If there is a full definition for B _somewhere_ in liba, then we are good and 
this should work. If it isn't working this is the bug we need to fix. But if B 
is in another library like libb, then as far as we know for the type of A 
within liba, B is a forward declaration or just an empty base class.

Everything within a module is self contained, so all types are only derived 
from types from the current module. We have to keep things this way because you 
might unload libb.dylib and reload a newer version of libb.dylib.

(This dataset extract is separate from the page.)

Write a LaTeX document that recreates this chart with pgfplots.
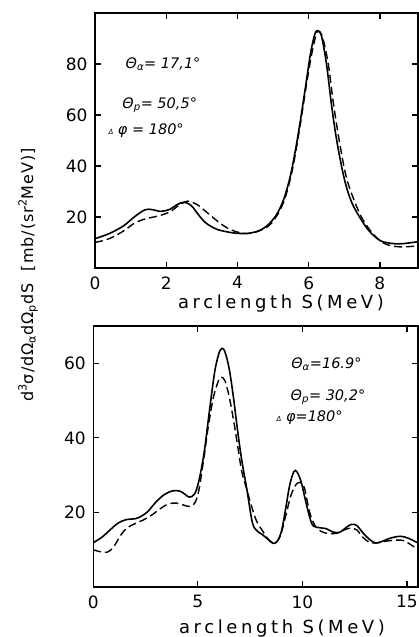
\documentclass[border=0pt]{standalone}
\usepackage{fontspec}
\setmainfont{DejaVu Sans}
\usepackage{pgfplots}
\pgfplotsset{compat=1.18}

\pgfplotsset{
  panel/.style={
    scale only axis, anchor=south west,
    axis line style={line width=1.2pt},
    tick style={line width=1.2pt, black},
    tick align=inside, major tick length=6pt,
    xtick pos=both, ytick pos=both,
    xticklabel pos=lower, yticklabel pos=left,
    /pgf/number format/assume math mode=true,
    tick label style={font=\fontsize{17}{17}\selectfont},
    xticklabel style={yshift=-5pt},
    yticklabel style={xshift=-4pt},
    clip=false,
  },
  solidcurve/.style={black, line width=1.6pt, smooth, tension=0.55},
  dashcurve/.style={black, line width=1.4pt, smooth, tension=0.55,
    dash pattern=on 8pt off 4pt},
}
\newcommand{\ann}{\fontsize{14.5}{14.5}\selectfont\itshape}
\newcommand{\lab}{\fontsize{18}{18}\selectfont\addfontfeatures{LetterSpace=20}}

\begin{document}
\begin{tikzpicture}
\useasboundingbox (0,0) rectangle (419pt,637pt);

% upper panel: theta_alpha = 17.1
\begin{axis}[panel, at={(95pt,369pt)}, width=323pt, height=255pt,
  xmin=0, xmax=9.07, ymin=0, ymax=100,
  xtick={0,2,4,6,8}, ytick={20,40,60,80}]
\addplot[solidcurve] coordinates {
(0,11.5) (0.4,13.5) (0.8,16.5) (1.1,20) (1.4,22.8) (1.6,22.9) (1.85,22.2)
(2.1,23) (2.3,24.8) (2.5,25.8) (2.7,24.5) (2.9,21) (3.1,17.8) (3.4,15.3)
(3.7,14.2) (4.0,13.6) (4.3,13.6) (4.6,14.6) (4.85,16.8) (5.1,21) (5.3,27)
(5.5,37) (5.7,52) (5.9,70) (6.05,84) (6.18,92) (6.27,93) (6.36,91)
(6.5,80) (6.65,63) (6.8,49) (7.0,35) (7.2,26) (7.45,19.5) (7.7,14.5)
(8.0,10.8) (8.3,9.7) (8.6,9.5) (9.07,10.3)
};
\addplot[dashcurve] coordinates {
(0,10) (0.4,11.5) (0.8,14.5) (1.1,17.5) (1.4,19.2) (1.8,20.5) (2.1,22)
(2.35,24.5) (2.6,26.2) (2.85,25) (3.1,22.3) (3.4,18.8) (3.7,15.8) (4.0,14.1)
(4.3,13.5) (4.6,14.5) (4.9,16.8) (5.15,21.5) (5.35,28) (5.55,39) (5.75,55)
(5.95,73) (6.1,85) (6.22,92) (6.3,92.5) (6.4,90) (6.55,80) (6.7,64)
(6.87,49) (7.05,36) (7.25,27.5) (7.5,19.5) (7.8,13.5) (8.1,9.8) (8.4,8.5)
(8.7,8.3) (9.07,8.7)
};
\node[anchor=west, font=\ann] at (axis cs:0.76,80) {Θ\textsubscript{α}= 17,1°};
\node[anchor=west, font=\ann] at (axis cs:0.67,64) {Θ\textsubscript{p}= 50,5°};
\node[anchor=west, font=\ann] at (axis cs:0.28,53.7) {{\scriptsize Δ} φ = 180°};
\end{axis}

% lower panel: theta_alpha = 16.9
\begin{axis}[panel, at={(93.3pt,50pt)}, width=324.7pt, height=261pt,
  xmin=0, xmax=15.53, ymin=0, ymax=70,
  xtick={0,5,10,15}, ytick={20,40,60}]
\addplot[solidcurve] coordinates {
(0,11.9) (0.4,13.3) (0.8,15.3) (1.2,17.2) (1.6,18.1) (2.0,18.3) (2.3,19)
(2.6,20.2) (3.0,22.8) (3.4,24.8) (3.8,25.8) (4.15,25.7) (4.4,24.8) (4.6,24.1)
(4.85,25) (5.05,28.5) (5.3,36) (5.55,47) (5.8,57.5) (6.0,62.5) (6.15,64)
(6.3,63) (6.5,58.5) (6.7,51) (6.9,42) (7.1,34) (7.35,26) (7.6,17.5)
(7.8,15.2) (8.1,14) (8.35,12.8) (8.6,11.7) (8.8,12.3) (9.0,15) (9.2,21)
(9.4,27.5) (9.6,31) (9.75,30.8) (9.95,28) (10.2,22) (10.45,17) (10.7,16)
(11.1,15.7) (11.5,14.7) (11.8,14.7) (12.1,16) (12.35,16.8) (12.6,16.5)
(12.9,14.5) (13.2,12.8) (13.5,11.8) (13.8,12.2) (14.2,13.1) (14.7,13.6)
(15.1,13) (15.53,11.8)
};
\addplot[dashcurve] coordinates {
(0,10) (0.3,9.5) (0.7,9.4) (1.0,11) (1.3,13.8) (1.6,15.8) (2.0,17) (2.4,18)
(2.8,19.3) (3.2,21) (3.6,22.3) (4.0,22.5) (4.3,22) (4.6,21.6) (4.85,22.5)
(5.05,26) (5.3,35) (5.5,43) (5.75,51) (6.0,55.5) (6.12,56.3) (6.3,55.3)
(6.5,51) (6.7,45) (6.9,38) (7.1,31) (7.35,26) (7.55,22) (7.8,17.8) (8.1,15)
(8.4,12.6) (8.7,11.8) (8.95,13.8) (9.2,19) (9.45,24.5) (9.7,27.5) (9.9,28)
(10.1,26.5) (10.35,20) (10.6,16.5) (10.9,14.9) (11.3,14.3) (11.7,14.5)
(12.0,15.3) (12.3,15.8) (12.6,15.3) (12.9,13.3) (13.2,12) (13.5,11.8)
(13.9,12.2) (14.3,12.5) (14.8,12.5) (15.2,11.3) (15.53,10)
};
\node[anchor=west, font=\ann] at (axis cs:9.3,59.7) {Θ\textsubscript{α}=16.9°};
\node[anchor=west, font=\ann] at (axis cs:9.27,50.8) {Θ\textsubscript{p}= 30,2°};
\node[anchor=west, font=\ann] at (axis cs:8.6,45.5) {{\scriptsize Δ} φ=180°};
\end{axis}

% axis titles
\node[font=\lab, anchor=base] at (281pt,328pt) {arclength S(MeV)};
\node[font=\lab, anchor=base] at (282pt,4pt) {arclength S(MeV)};
\node[rotate=90, anchor=base, font=\fontsize{16}{16}\selectfont\addfontfeatures{LetterSpace=6}] at (33pt,362pt)
  {d\textsuperscript{3}σ/dΩ\textsubscript{α}dΩ\textsubscript{p}dS\ \ [mb/(sr\textsuperscript{2}MeV)]};
\end{tikzpicture}
\end{document}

If we allowed 
modules to grab information from other modules, then we would have a large 
dependency graph to follow when a module is replaced... So if we copied a copy 
of B from libb.dylib before it was rebuilt, then we start debugging something 
that uses liba.dylib, and then libb.dylib get reloaded... Which version of "B" 
do you want if A hasn't been updated? The old "B" or the new "B"? And who is to 
say that the version of "B" that we imported from libb.dylib was correct in the 
first place? Maybe someone built liba.dylib when B looked like:

class B {
public:
    int m_int;
};

but libb.dylib was rebuilt so it now looks like:

class B {
public:
    int m_int[32];
};

But you still start a debug session with the liba.dylib that was built with the 
old B, but you pull in the debug info from the new libb.dylib.... You see where 
I am going with this? The only thing we can trust as far as debug information 
goes is the binary itself and its debug info. That guarantees we are as correct 
as possible, keeps us from having to try and track dependencies between modules.

One thing that is important to understand: when you display variables, we can 
pull information from any module. So if you have a class C:

class C {
public:
    B *m_b;
}

C c();


When we display this using "frame variable a" or using "expression a", when we 
try to display "B *m_b", we will ask the class B if it is a forward decl, and 
it is, the frame variable code will search all modules from the target we are 
using to debug (usually a couple of hundred different shared libraries) for the 
real definition of "B" and then use that when we try to expand "m_b" so we can 
view its ivars. So the variable display code knows how to always look for the 
real definition of things, but the type within each clang AST will only have 
visibility into its own module. 

One unfortunate side affect of having to complete "B" for class "A" when it 
looks like:

class A : public B {
    ... all ivars and methods for A
};

We told B it was complete and has no ivars or methods to keep clang happy to it 
doesn't assert and kill the debugger. So any other variables within that same 
module that have a "B *" ivar that was just a forward decl will think they have 
the complete definition of "B". Part of the solution to the issues you are 
running into is to mark the record decl for "B" in a  way that said "I had to 
complete this type by telling it that it has no ivars or methods, but it was 
really a forward decl". That way when we try to display a type C from above (if 
C comes from a module with a full A that inherits from a forward B), we know to 
still try and find the full definition of "B" from somewhere else.

I hope this clears up some of the reasons for the way things are and helps you 
understand more the scope of the problem.